Thursday, October 6th, 2011

Our graphic designer, Teddy shares some thoughts about living in Brooklyn…

As a new Brooklynite, one of the things I find most charming about living here is getting lost in Brooklyn – not the metaphorical gesture – like getting “lost in love”, but literally getting lost. Having no idea where you are. On the second night of my arrival here a year and a half ago, after a few drinks with friends, I ended up getting separated from them in the middle of Brooklyn. On top of that, my contact lenses had dried up and fallen out and my phone had died, so there I was – second night in an unfamiliar city, completely lost and halfway blind on top of that. For some reason though, I felt a great sense of ease.

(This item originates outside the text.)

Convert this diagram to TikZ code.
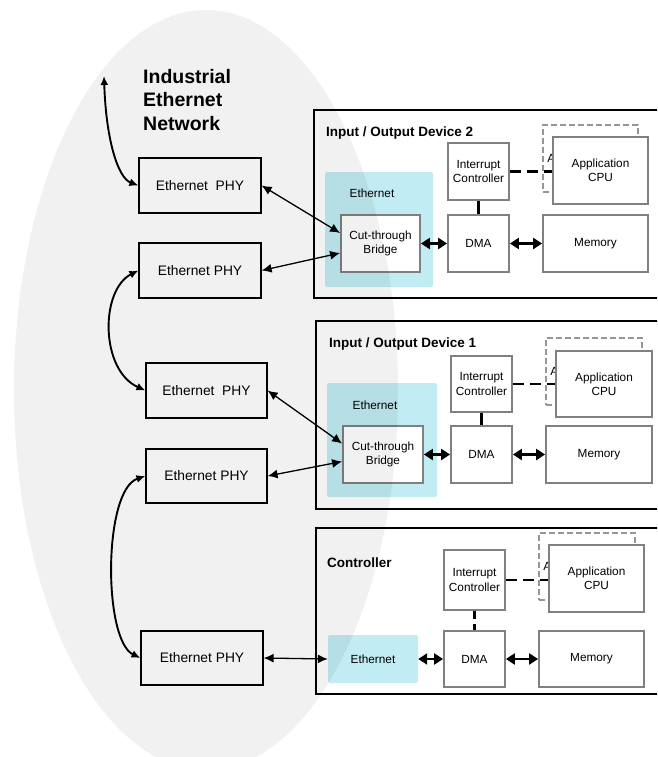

In the 1940s, The Situationist International, a loose group of Parisian revolutionaries, artists, and poets coined the term dérive to describe an unplanned wander through the streets of Paris. Their goal was not to end up at any particular destination, but to create experiences. They used the feelings of neighborhoods and streets to design their own psychogeography. They even drew up maps of their (sometimes vin-soaked) wanderings. This is what one of their maps looked like:

In Manhattan, it’s exceedingly easy to not get lost. Gridded streets and extreme vertical cues easily guide you directly to your intended destination. In Brooklyn though, it’s far easier to curve down the streets into a quiet alley full of interesting shops, or through multiple ethnic enclaves. I love passing by out of the way artist studios and talking to strangers that I would never normally pass going from A to B. In Manhattan, every inch is staked. In Brooklyn, there is space to get lost. In that sense, Brooklyn is not that different from Texas.